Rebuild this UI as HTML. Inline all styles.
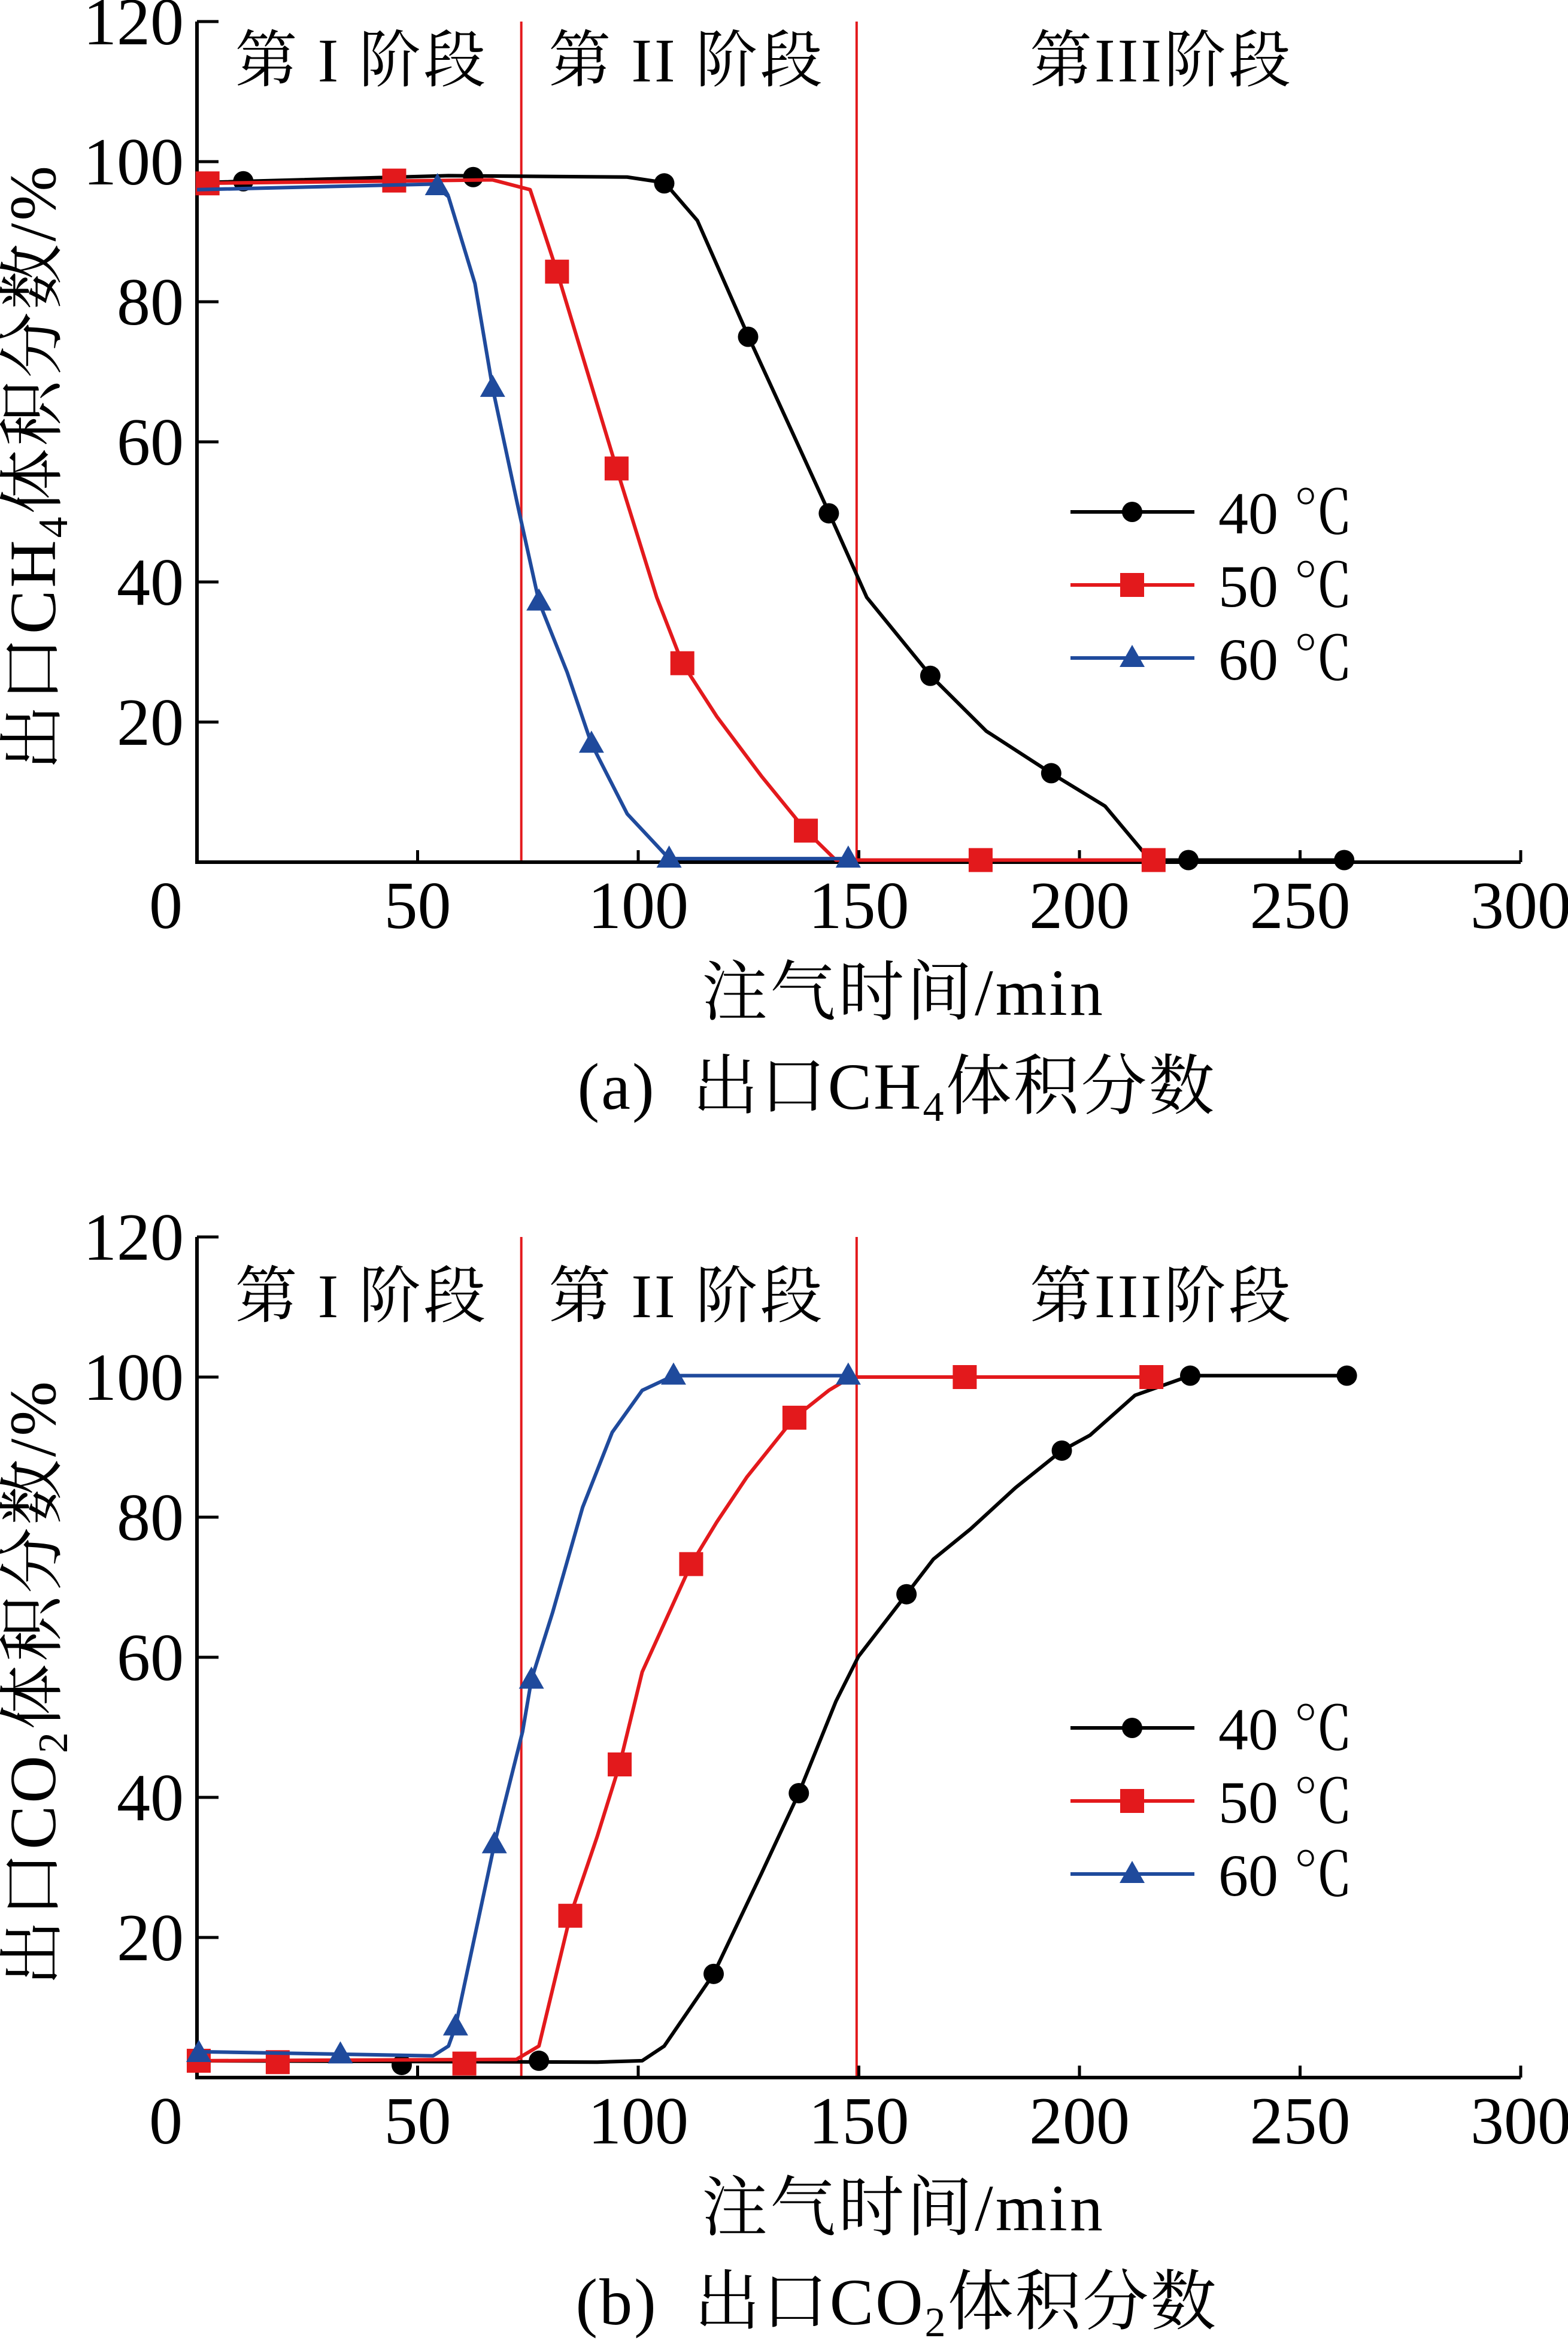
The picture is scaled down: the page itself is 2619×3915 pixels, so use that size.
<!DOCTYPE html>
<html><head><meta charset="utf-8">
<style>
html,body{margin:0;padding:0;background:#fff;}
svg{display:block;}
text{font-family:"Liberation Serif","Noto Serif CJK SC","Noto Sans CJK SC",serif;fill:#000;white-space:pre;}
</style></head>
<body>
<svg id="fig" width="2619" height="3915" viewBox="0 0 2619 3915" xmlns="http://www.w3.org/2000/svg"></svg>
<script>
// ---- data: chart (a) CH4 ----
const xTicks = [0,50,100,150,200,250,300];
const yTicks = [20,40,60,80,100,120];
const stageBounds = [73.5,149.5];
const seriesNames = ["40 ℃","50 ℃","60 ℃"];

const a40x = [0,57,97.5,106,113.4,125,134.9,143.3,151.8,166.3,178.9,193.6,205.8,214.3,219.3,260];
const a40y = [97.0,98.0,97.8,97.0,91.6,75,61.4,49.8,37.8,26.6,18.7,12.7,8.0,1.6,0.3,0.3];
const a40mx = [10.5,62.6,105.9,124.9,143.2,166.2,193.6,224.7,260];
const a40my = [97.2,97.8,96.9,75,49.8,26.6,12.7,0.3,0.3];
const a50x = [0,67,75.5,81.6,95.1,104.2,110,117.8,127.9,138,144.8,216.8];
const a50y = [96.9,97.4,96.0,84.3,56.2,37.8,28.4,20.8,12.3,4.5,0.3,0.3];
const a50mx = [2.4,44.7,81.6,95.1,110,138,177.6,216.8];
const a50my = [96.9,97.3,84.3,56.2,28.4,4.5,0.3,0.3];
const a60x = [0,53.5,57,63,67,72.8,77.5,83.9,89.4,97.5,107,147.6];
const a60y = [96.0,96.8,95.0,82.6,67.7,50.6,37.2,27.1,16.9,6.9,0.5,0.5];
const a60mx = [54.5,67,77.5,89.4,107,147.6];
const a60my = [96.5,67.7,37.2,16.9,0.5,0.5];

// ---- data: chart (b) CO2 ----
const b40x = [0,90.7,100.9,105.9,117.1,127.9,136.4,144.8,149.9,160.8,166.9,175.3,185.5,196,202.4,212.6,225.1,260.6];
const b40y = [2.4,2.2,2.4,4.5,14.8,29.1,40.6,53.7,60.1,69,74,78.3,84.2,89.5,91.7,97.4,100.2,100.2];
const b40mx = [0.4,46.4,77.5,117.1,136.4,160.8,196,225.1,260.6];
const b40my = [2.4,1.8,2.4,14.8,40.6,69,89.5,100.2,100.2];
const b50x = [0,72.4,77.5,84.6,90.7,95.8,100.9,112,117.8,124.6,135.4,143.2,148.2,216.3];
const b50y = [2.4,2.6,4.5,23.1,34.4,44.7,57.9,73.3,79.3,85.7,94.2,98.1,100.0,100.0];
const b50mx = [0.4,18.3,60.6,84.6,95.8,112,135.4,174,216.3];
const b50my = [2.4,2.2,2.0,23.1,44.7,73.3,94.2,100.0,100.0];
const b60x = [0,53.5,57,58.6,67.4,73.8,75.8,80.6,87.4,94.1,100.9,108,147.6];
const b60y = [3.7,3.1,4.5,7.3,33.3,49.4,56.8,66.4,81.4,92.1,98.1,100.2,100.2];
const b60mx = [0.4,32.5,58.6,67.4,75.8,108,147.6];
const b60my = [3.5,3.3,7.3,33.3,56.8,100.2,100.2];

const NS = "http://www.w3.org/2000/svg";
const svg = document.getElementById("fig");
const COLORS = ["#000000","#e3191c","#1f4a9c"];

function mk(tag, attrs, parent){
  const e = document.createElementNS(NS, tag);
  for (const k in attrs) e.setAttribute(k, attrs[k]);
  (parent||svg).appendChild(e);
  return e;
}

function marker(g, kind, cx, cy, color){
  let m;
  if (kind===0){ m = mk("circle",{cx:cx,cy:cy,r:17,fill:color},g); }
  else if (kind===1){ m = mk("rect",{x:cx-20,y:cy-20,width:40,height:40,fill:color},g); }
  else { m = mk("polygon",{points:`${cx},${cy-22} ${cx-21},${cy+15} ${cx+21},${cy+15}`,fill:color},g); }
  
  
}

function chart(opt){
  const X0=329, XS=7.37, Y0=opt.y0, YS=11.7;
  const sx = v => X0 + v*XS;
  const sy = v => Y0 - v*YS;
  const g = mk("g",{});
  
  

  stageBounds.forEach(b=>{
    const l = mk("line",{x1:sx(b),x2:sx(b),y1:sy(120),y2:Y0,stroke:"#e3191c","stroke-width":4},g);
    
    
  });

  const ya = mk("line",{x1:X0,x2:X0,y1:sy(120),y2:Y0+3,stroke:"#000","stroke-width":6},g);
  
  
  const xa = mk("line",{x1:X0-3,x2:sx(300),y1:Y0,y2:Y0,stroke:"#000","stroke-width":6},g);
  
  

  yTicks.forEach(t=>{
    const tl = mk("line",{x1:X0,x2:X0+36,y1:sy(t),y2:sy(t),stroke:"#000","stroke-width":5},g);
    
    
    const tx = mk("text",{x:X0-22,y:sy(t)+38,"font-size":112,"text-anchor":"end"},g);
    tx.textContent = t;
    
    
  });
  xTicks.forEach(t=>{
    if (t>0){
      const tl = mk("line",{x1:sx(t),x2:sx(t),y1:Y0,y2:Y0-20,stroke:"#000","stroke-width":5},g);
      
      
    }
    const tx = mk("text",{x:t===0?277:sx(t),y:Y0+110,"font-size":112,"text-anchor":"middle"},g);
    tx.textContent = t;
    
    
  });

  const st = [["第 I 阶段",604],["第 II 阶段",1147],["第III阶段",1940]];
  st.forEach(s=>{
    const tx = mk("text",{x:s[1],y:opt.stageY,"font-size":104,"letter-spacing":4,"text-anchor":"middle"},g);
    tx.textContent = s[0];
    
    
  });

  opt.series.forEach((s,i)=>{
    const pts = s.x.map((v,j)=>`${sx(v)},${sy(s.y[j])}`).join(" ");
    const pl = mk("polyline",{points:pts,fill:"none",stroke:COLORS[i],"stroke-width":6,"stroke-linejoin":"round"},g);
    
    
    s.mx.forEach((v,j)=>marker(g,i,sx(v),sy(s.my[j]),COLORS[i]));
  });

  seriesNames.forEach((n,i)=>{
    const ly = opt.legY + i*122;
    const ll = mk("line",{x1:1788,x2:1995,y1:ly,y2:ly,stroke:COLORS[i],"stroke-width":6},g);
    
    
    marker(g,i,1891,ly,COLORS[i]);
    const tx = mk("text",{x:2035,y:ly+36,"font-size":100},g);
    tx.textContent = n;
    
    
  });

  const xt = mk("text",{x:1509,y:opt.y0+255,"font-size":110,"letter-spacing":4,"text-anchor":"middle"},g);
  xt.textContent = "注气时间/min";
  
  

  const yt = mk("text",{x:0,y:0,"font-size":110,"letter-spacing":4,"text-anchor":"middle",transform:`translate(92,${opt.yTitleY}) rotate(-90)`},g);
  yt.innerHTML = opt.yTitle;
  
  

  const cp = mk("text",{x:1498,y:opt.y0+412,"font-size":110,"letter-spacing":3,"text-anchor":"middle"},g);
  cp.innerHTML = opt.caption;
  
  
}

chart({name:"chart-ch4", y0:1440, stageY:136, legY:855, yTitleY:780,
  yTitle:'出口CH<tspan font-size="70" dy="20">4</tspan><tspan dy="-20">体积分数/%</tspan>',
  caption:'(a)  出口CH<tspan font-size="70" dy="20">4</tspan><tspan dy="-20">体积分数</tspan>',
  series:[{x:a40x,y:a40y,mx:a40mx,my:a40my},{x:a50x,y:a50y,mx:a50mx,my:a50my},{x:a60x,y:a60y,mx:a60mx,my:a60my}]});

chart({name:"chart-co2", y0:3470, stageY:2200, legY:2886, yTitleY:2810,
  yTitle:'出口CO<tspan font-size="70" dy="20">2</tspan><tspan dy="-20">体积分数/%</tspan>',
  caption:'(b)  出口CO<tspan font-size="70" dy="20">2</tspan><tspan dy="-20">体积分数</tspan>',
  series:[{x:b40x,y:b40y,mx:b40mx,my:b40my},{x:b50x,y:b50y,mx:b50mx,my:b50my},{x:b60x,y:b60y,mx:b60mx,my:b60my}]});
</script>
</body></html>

+ + + +

WHAT IS ASKED:
Your task is to repeat the lines from the one containing "The picture is" to the one containing "const a60my = [96.5,67.7,37.2,16.9,0.5,0.5];", both lines included. Leave out every other line.

RESULT OF THE EXERCISE:
The picture is scaled down: the page itself is 2619×3915 pixels, so use that size.
<!DOCTYPE html>
<html><head><meta charset="utf-8">
<style>
html,body{margin:0;padding:0;background:#fff;}
svg{display:block;}
text{font-family:"Liberation Serif","Noto Serif CJK SC","Noto Sans CJK SC",serif;fill:#000;white-space:pre;}
</style></head>
<body>
<svg id="fig" width="2619" height="3915" viewBox="0 0 2619 3915" xmlns="http://www.w3.org/2000/svg"></svg>
<script>
// ---- data: chart (a) CH4 ----
const xTicks = [0,50,100,150,200,250,300];
const yTicks = [20,40,60,80,100,120];
const stageBounds = [73.5,149.5];
const seriesNames = ["40 ℃","50 ℃","60 ℃"];

const a40x = [0,57,97.5,106,113.4,125,134.9,143.3,151.8,166.3,178.9,193.6,205.8,214.3,219.3,260];
const a40y = [97.0,98.0,97.8,97.0,91.6,75,61.4,49.8,37.8,26.6,18.7,12.7,8.0,1.6,0.3,0.3];
const a40mx = [10.5,62.6,105.9,124.9,143.2,166.2,193.6,224.7,260];
const a40my = [97.2,97.8,96.9,75,49.8,26.6,12.7,0.3,0.3];
const a50x = [0,67,75.5,81.6,95.1,104.2,110,117.8,127.9,138,144.8,216.8];
const a50y = [96.9,97.4,96.0,84.3,56.2,37.8,28.4,20.8,12.3,4.5,0.3,0.3];
const a50mx = [2.4,44.7,81.6,95.1,110,138,177.6,216.8];
const a50my = [96.9,97.3,84.3,56.2,28.4,4.5,0.3,0.3];
const a60x = [0,53.5,57,63,67,72.8,77.5,83.9,89.4,97.5,107,147.6];
const a60y = [96.0,96.8,95.0,82.6,67.7,50.6,37.2,27.1,16.9,6.9,0.5,0.5];
const a60mx = [54.5,67,77.5,89.4,107,147.6];
const a60my = [96.5,67.7,37.2,16.9,0.5,0.5];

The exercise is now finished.